I really don’t understand why people are still using Nelder–Mead. It was obsolete decades ago, and is not even guaranteed to converge to a local optimum.

If warnings about its obsolescence (and explanations of what is better) are not shared in the documentation of the various packages (e.g. Optim.jl ) people will certainly continue using it as the “obvious gradient-free method”.

1 Like

Which gradient free alternative would you recommend?

Ok I managed to retrieve the simplex for each iteration but only after the Optim call completes successfully. But this doesn’t solve my problem because I need to extract the simplex and save to a csv while the optimizer is running.
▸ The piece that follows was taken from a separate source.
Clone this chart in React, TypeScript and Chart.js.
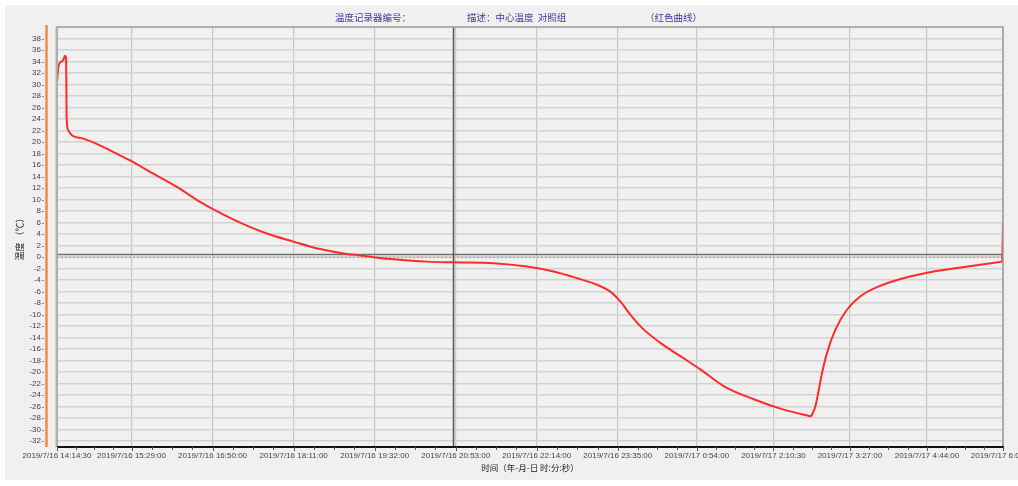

My issue is that I have an optimizer which runs for 70+ hours but the system I am on terminates the session after 50 hours. So I can’t wait for the routine to complete successfully to export the trace since the first call simply cannot be completed within the constraints of the system.

@stevengj I have seen your suggestion here on printing the function value from within the objective function Optim.jl, showing trace. I imagine this can’t be done in my case because the simplex is determined outside the objective function?

options = Optim.Options(store_trace = true, extended_trace = true, trace_simplex = true, iterations = 10^10)
res = optimize(b -> f(b, x0), b0, options)

for i = 1:Optim.iterations(res)
    simp = get(Optim.trace(res)[i].metadata, "simplex", "na")
    simp_val = get(Optim.trace(res)[i].metadata, "simplex_values", "na")
end

I believe you can use the option callback to supply a function that writes a csv. I have not done that, though. Also, writing a file externally would presumably considerably slow down the optimization.

Regarding the algorithms, I believe DIRECT and Sbplx are preferable over Nelder-Mead. Those are available in NLopt.jl, rather than Optim.jl. You may also spend some time getting familiar with Optimization.jl, which aims to provide an interface to all optimization packages in Julia.

Having said that, I remember reading somewhere that using derivative-free algorithms for optimizing a function are a good way to spend one more year in a PhD (or more generally in a project).

One reason for Nelder-Mead’s popularity is that it is easy to code it yourself. The NM paper has been heavily cited for that reason. While it has minimal theoretical support and is known to fail on some very simple problems, when it works it works pretty well.

Having said that, I doubt that @amrods wants to code it and nomad.jl may be a good choice.

me? perhaps you mean @structural.

Yes, I did.

Thanks I will have to take a look at NLopt.jl, Optimization.jl, and Nomad.jl.

When one does not have analytic gradients and hessians that one can provide, is it still faster to use algorithms which require gradients and/or hessians over derivative-free solvers? I imagine there is a tradeoff between the time it takes to numerically approximate the gradient/hessian and the improvement in search that results from having information about the gradient/hessian. Is there usually a net speed improvement from using approximations vs. going derivative-free?